Figure scripts
■ ■ ■ ■

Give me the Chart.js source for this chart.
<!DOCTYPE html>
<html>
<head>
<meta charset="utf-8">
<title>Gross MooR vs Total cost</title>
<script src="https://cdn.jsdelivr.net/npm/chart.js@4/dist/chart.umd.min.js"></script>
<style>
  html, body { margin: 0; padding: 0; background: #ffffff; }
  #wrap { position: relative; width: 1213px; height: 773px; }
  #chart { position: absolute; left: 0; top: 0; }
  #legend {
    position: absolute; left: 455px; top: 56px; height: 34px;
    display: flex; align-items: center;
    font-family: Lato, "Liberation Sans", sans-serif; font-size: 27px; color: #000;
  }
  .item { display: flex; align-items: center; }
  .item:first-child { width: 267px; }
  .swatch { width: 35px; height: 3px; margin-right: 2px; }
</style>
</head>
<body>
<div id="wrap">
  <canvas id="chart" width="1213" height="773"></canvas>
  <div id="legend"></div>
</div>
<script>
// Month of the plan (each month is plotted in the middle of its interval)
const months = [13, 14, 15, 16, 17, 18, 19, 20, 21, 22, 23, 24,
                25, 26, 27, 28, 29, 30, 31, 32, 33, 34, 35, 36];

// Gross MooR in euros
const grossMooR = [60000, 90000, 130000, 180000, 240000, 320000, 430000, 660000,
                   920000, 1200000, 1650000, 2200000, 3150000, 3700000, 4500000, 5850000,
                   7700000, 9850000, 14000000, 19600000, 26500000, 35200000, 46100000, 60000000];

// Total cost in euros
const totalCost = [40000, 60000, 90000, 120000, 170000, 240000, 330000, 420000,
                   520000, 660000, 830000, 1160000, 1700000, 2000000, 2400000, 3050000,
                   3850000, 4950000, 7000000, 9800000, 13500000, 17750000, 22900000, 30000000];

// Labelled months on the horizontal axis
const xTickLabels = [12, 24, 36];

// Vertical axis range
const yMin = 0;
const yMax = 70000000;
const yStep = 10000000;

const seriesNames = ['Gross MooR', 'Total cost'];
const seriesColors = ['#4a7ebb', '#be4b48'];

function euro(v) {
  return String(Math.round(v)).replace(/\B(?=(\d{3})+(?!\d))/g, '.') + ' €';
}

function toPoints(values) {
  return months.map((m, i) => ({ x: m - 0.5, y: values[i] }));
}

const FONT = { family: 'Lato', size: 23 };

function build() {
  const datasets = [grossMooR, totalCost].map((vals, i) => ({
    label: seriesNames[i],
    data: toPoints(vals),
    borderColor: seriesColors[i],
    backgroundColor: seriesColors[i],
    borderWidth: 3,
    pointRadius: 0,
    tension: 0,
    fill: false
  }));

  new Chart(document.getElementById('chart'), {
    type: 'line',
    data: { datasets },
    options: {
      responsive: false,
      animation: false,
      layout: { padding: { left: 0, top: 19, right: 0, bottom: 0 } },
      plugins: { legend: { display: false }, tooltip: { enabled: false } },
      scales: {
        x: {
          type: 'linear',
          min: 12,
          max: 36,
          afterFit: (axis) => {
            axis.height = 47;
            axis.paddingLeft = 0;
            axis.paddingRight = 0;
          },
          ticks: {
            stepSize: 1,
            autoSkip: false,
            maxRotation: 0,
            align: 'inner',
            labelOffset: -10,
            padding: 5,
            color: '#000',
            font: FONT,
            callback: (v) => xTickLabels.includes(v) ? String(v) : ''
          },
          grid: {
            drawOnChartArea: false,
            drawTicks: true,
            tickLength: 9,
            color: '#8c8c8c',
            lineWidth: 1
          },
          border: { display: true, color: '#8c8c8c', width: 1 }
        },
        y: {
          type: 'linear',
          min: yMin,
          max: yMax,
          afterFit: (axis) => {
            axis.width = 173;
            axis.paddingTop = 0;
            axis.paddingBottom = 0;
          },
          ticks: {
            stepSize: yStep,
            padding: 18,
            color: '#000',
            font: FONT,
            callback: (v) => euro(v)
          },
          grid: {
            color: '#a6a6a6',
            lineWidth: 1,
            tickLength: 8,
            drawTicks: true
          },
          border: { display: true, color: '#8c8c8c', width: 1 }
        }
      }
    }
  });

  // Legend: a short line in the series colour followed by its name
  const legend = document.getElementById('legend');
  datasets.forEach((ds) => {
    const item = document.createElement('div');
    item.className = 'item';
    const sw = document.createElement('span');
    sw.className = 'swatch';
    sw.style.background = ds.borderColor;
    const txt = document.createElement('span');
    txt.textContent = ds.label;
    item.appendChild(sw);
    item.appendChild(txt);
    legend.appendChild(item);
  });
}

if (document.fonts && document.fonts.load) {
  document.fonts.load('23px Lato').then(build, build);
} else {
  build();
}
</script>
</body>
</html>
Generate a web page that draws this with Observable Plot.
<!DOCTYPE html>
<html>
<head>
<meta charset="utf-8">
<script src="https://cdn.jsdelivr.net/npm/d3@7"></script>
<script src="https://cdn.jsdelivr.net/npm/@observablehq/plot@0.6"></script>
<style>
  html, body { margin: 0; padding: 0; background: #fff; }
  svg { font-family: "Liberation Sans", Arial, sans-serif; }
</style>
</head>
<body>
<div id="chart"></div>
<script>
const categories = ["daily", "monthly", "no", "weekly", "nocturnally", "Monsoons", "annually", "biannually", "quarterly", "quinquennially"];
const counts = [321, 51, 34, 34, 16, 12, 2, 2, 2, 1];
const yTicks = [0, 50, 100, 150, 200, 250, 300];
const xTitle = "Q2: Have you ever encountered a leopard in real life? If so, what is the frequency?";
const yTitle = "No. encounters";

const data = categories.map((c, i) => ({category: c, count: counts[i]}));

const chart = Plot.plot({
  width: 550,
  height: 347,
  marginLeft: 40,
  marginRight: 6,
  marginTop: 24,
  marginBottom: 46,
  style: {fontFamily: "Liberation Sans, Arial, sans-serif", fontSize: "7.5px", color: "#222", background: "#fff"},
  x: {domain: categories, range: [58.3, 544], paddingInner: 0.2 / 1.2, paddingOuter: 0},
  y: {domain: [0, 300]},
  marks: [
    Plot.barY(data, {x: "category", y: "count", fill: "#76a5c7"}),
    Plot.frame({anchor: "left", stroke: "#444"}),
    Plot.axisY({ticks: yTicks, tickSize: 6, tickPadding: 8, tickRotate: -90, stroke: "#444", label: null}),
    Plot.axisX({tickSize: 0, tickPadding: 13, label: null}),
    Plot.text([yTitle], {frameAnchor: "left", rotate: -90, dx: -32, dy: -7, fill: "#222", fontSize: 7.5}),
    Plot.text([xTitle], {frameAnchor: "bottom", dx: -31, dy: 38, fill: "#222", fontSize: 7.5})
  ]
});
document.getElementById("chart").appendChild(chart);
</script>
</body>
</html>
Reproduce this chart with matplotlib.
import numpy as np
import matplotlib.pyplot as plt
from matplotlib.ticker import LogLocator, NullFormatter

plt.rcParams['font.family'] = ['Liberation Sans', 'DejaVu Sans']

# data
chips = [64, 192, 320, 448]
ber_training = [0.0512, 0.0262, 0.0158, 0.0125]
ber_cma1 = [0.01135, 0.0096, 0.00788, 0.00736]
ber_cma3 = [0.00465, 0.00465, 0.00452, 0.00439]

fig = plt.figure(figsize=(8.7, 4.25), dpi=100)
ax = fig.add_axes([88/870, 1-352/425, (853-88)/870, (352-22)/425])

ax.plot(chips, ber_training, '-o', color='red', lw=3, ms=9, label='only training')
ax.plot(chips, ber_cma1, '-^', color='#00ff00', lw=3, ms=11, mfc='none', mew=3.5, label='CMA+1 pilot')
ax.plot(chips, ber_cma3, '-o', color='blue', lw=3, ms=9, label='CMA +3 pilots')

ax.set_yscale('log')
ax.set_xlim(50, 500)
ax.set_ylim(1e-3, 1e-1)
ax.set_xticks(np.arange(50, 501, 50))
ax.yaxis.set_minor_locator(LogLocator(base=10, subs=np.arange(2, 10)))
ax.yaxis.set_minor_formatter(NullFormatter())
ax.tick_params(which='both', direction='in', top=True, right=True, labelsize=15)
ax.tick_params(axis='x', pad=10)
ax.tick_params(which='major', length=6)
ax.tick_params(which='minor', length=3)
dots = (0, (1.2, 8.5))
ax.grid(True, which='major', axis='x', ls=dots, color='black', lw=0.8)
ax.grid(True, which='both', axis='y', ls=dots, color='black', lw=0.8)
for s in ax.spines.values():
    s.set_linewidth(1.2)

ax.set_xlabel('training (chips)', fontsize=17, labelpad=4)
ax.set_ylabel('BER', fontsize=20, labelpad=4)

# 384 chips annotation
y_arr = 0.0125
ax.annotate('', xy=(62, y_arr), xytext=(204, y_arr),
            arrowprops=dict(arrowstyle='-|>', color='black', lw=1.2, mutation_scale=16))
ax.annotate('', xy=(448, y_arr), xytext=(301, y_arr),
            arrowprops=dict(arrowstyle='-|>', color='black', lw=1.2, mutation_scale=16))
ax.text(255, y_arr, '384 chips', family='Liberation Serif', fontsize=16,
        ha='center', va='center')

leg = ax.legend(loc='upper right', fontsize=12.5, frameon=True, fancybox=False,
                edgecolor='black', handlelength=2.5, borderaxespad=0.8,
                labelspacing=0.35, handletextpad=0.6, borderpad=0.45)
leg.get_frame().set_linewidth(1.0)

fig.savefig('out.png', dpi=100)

■ ■ ■ ■

What is needed —
In the listing above, find the line containing "Generate a web" and the line containing "from matplotlib.ticker import". Output them and every line between, exactly, and nothing else.

Worked solution —
Generate a web page that draws this with Observable Plot.
<!DOCTYPE html>
<html>
<head>
<meta charset="utf-8">
<script src="https://cdn.jsdelivr.net/npm/d3@7"></script>
<script src="https://cdn.jsdelivr.net/npm/@observablehq/plot@0.6"></script>
<style>
  html, body { margin: 0; padding: 0; background: #fff; }
  svg { font-family: "Liberation Sans", Arial, sans-serif; }
</style>
</head>
<body>
<div id="chart"></div>
<script>
const categories = ["daily", "monthly", "no", "weekly", "nocturnally", "Monsoons", "annually", "biannually", "quarterly", "quinquennially"];
const counts = [321, 51, 34, 34, 16, 12, 2, 2, 2, 1];
const yTicks = [0, 50, 100, 150, 200, 250, 300];
const xTitle = "Q2: Have you ever encountered a leopard in real life? If so, what is the frequency?";
const yTitle = "No. encounters";

const data = categories.map((c, i) => ({category: c, count: counts[i]}));

const chart = Plot.plot({
  width: 550,
  height: 347,
  marginLeft: 40,
  marginRight: 6,
  marginTop: 24,
  marginBottom: 46,
  style: {fontFamily: "Liberation Sans, Arial, sans-serif", fontSize: "7.5px", color: "#222", background: "#fff"},
  x: {domain: categories, range: [58.3, 544], paddingInner: 0.2 / 1.2, paddingOuter: 0},
  y: {domain: [0, 300]},
  marks: [
    Plot.barY(data, {x: "category", y: "count", fill: "#76a5c7"}),
    Plot.frame({anchor: "left", stroke: "#444"}),
    Plot.axisY({ticks: yTicks, tickSize: 6, tickPadding: 8, tickRotate: -90, stroke: "#444", label: null}),
    Plot.axisX({tickSize: 0, tickPadding: 13, label: null}),
    Plot.text([yTitle], {frameAnchor: "left", rotate: -90, dx: -32, dy: -7, fill: "#222", fontSize: 7.5}),
    Plot.text([xTitle], {frameAnchor: "bottom", dx: -31, dy: 38, fill: "#222", fontSize: 7.5})
  ]
});
document.getElementById("chart").appendChild(chart);
</script>
</body>
</html>
Reproduce this chart with matplotlib.
import numpy as np
import matplotlib.pyplot as plt
from matplotlib.ticker import LogLocator, NullFormatter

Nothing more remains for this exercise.